##### EXTRACTED ENTRIES

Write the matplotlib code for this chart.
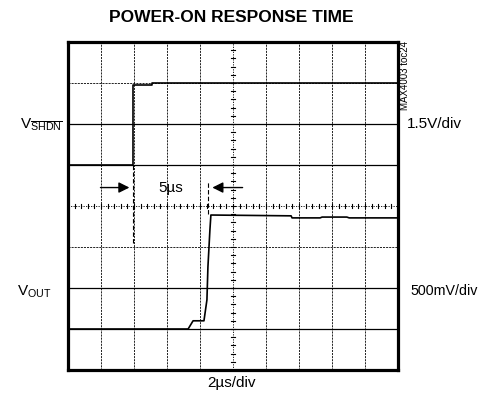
import matplotlib
matplotlib.use('Agg')
import matplotlib.pyplot as plt

# fonts: narrow helvetica-like look if present, else Liberation Sans
plt.rcParams['font.family'] = ['Liberation Sans Narrow', 'Liberation Sans', 'DejaVu Sans']
plt.rcParams['mathtext.fontset'] = 'custom'
plt.rcParams['mathtext.rm'] = 'Liberation Sans'
plt.rcParams['mathtext.it'] = 'Liberation Sans'

# data (time in us, y in screen divisions)
shdn_t = [0, 3.94, 3.94, 5.1, 5.1, 20]
shdn_y = [5.0, 5.0, 6.95, 6.95, 7.0, 7.0]

vout_t = [0, 6.96, 7.28, 7.58, 8.24, 8.42, 8.48, 8.6, 8.66, 13.52, 13.58, 15.28, 15.4, 16.9, 17.04, 20]
vout_y = [1.0, 1.0, 1.0, 1.2, 1.2, 1.71, 2.51, 3.41, 3.78, 3.76, 3.71, 3.71, 3.73, 3.73, 3.71, 3.71]

marker_t1 = 3.94
marker_t2 = 8.48

x_divs = list(range(0, 22, 2))
solid_rows = [1, 2, 5, 6]
dashed_rows = [3, 7]

W, H = 481, 404
fig = plt.figure(figsize=(W / 100, H / 100), dpi=100)
ax = fig.add_axes([68 / W, (H - 370) / H, 330 / W, 328 / H])
ax.set_xlim(0, 20)
ax.set_ylim(0, 8)
ax.set_xticks([])
ax.set_yticks([])
for s in ax.spines.values():
    s.set_linewidth(2.3)
    s.set_color('black')

# graticule
for x in x_divs[1:-1]:
    if x == 10:
        continue
    ax.axvline(x, color='black', lw=0.6, ls=(0, (2.5, 1.2)))
for r in solid_rows:
    ax.axhline(r, color='black', lw=0.9)
for r in dashed_rows:
    ax.axhline(r, color='black', lw=0.6, ls=(0, (2.5, 1.2)))

# center axes with minor ticks
ax.axvline(10, color='black', lw=0.6, ls=(0, (1.5, 1.5)))
ax.axhline(4, color='black', lw=0.6, ls=(0, (1.5, 1.5)))
for i in range(1, 50):
    x = i * 0.4
    ax.plot([x, x], [3.94, 4.06], color='black', lw=0.8)
for i in range(1, 40):
    y = i * 0.2
    ax.plot([9.85, 10.15], [y, y], color='black', lw=0.8)

# traces
ax.plot(shdn_t, shdn_y, color='black', lw=1.2)
ax.plot(vout_t, vout_y, color='black', lw=1.2)

# time markers
ax.plot([marker_t1, marker_t1], [3.1, 5.0], color='black', lw=0.8, ls=(0, (4, 2)))
ax.plot([marker_t2, marker_t2], [3.8, 4.6], color='black', lw=0.8, ls=(0, (4, 2)))
ax.annotate('', xy=(marker_t1 - 0.05, 4.45), xytext=(1.8, 4.45),
            arrowprops=dict(arrowstyle='-|>', color='black', lw=1.0, mutation_scale=16))
ax.annotate('', xy=(marker_t2 + 0.1, 4.45), xytext=(10.75, 4.45),
            arrowprops=dict(arrowstyle='-|>', color='black', lw=1.0, mutation_scale=16))
ax.text(6.2, 4.45, '5µs', ha='center', va='center', fontsize=11)

# labels
def px(x, y):
    return x / W, 1 - y / H

fig.text(*px(231, 17), 'POWER-ON RESPONSE TIME', ha='center', va='center',
         fontsize=12.5, fontweight='bold')
fig.text(*px(20, 125), r'V$_{\overline{\mathrm{SHDN}}}$', ha='left', va='center', fontsize=11)
fig.text(*px(17, 292), r'V$_{\mathrm{OUT}}$', ha='left', va='center', fontsize=11)
fig.text(*px(407, 124), '1.5V/div', ha='left', va='center', fontsize=11)
fig.text(*px(410, 291), '500mV/div', ha='left', va='center', fontsize=10.3)
fig.text(*px(232, 383), '2µs/div', ha='center', va='center', fontsize=11)
fig.text(*px(405, 76), 'MAX4003 toc24', ha='center', va='center', rotation=90, fontsize=7)

fig.savefig('out.png', dpi=100)
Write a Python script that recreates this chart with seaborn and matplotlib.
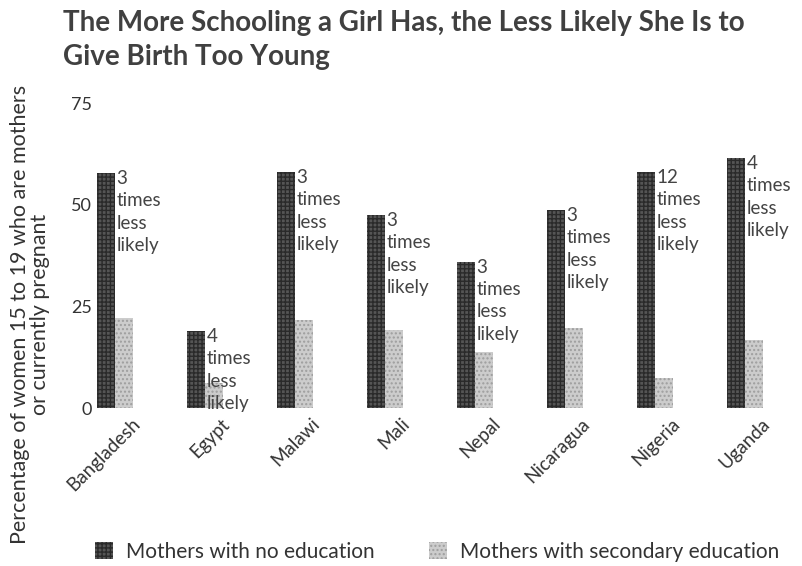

##########

- _WHAT YOU NEED TO DO_
Please restate the material above line by line, exactly, beginning at its first line and ending with the line that contains "import matplotlib.pyplot as plt", without any pictures.

- _ANSWER BELOW_
Write the matplotlib code for this chart.
import matplotlib
matplotlib.use('Agg')
import matplotlib.pyplot as plt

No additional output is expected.